CHICAGO — Wisconsin will enter the market as soon as Wednesday with up to $276 million of general obligation refunding bonds to complete a debt restructuring originally held up by the controversy earlier this year over Gov. Scott Walker’s move to curtail the collective bargaining rights of most public unions.
The deal will take out $225.6 million of notes privately placed with Citibank. The remaining bonds will current refund other GOs.
The state used the notes to pay off debt service that came due May 1, easing pressure on the operating budget.
The state will amortize the debt service that had been due May 1 over 10 years, according to capital finance director Frank Hoadley.
“There are also now some maturities that have come into the money for economical savings,” adding to the size of the deal, Hoadley said.
Ahead of the issue, Fitch Ratings and Standard & Poor’s affirmed the state’s AA rating and Moody’s Investors Service affirmed its Aa2 on the new deal and $4.6 billion of outstanding GOs.
Walker, a Republican, included the authorization for $165 million of debt restructuring in his budget-repair bill released earlier this year to address the deficit in the current budget, which runs through June 30.
Wisconsin already had authorization to sell $61 million of restructuring bonds.
The bill also included increased employee health-care premiums and pension contributions and curtailed collective bargaining rights.
With Republican majorities in the Legislature, Walker expected easy passage, but because of the inclusion of the fiscal items, at least one Democratic senator was needed to establish a quorum.
Democrats fled the state in February over opposition to the GOP’s union-stripping provisions.
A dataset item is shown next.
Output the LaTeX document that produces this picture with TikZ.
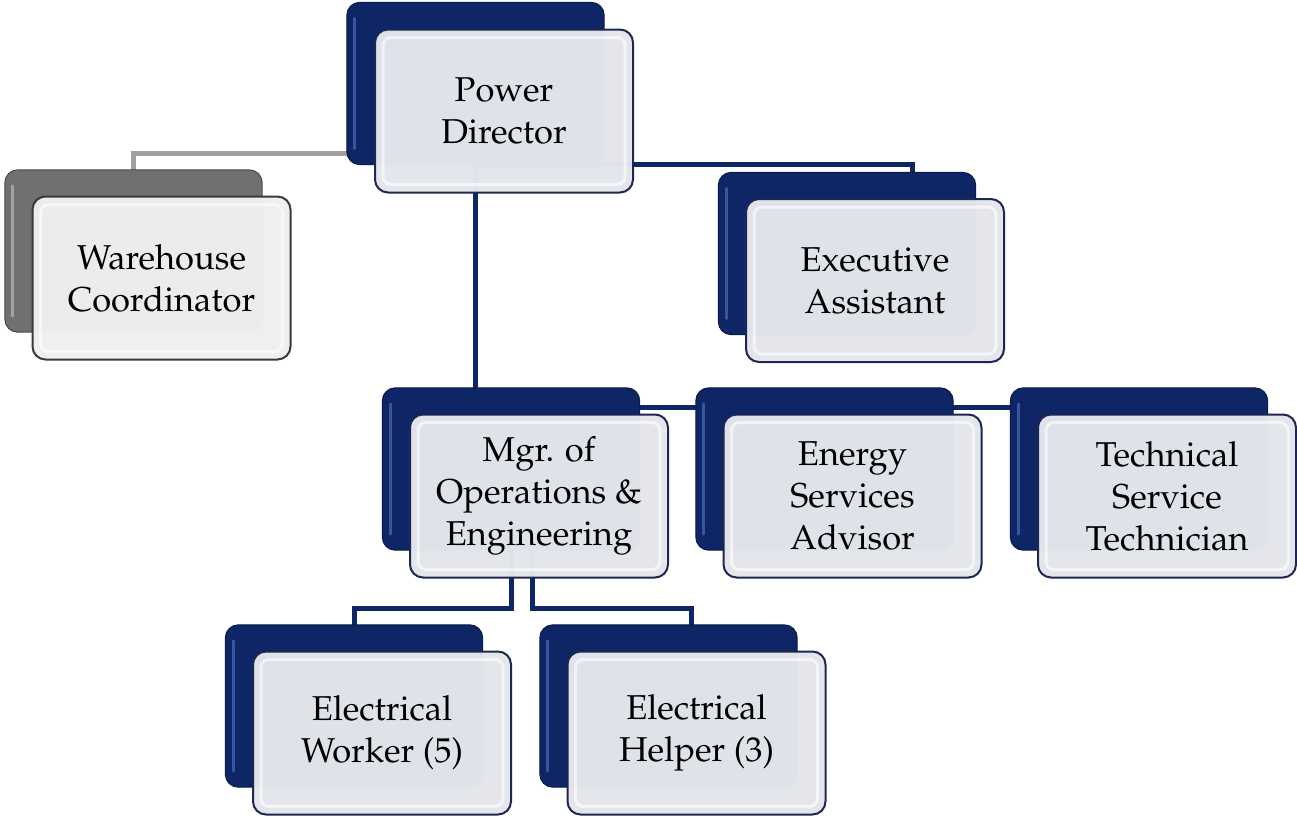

Republicans later removed the restructuring from the measure, eliminating the need for a Democrat to be present, and passed the other pieces of the legislation.
The debt restructuring later passed with bipartisan support but the state remained under the gun to get the transaction completed because of an April 14 deadline to fund the May 1 debt service payment, so officials decided to privately place notes in anticipation of a traditional refunding at a later date.
Citi is the senior manager and Loop Capital Markets LLC is co-senior. Foley & Lardner LLP is bond counsel.
Hoadley said he expects to follow up the sale with new-money GOs over the summer and up to $800 million of operating notes in June.
Wisconsin also will release a request for proposals to update its list of qualified underwriters and bond counsel later this month.
Lawmakers continue to work on passing a new two-year budget.
Walker has proposed a $59 billion budget that would eliminate a $3.6 billion deficit with steep cuts.
The budget trims $1.2 billion in local government assistance, $494 million from Medicaid, and $250 million to higher education.
It includes an additional $439 million of debt restructuring. While the restructuring is a non-recurring revenue source, it represents a significant drop over past budgets that have relied heavily on one-shot solutions.
“The stable outlook reflects our expectation that Wisconsin’s trend of fiscal discipline, which has significantly reduced structural budget deficits in the past several years, will continue, and that the state will act purposefully and quickly to address any budget imbalances,” analyst John Kenward wrote in Standard & Poor’s new report.
Moody’s said the rating is supported by the state’s improved liquidity position as well as its fully funded pension system and limited other post-employment benefits liabilities, which “eliminate long-term budgetary pressure that other states will have.”
Wisconsin remains challenged by a weak financial position and reliance on non-recurring measures to address shortfalls.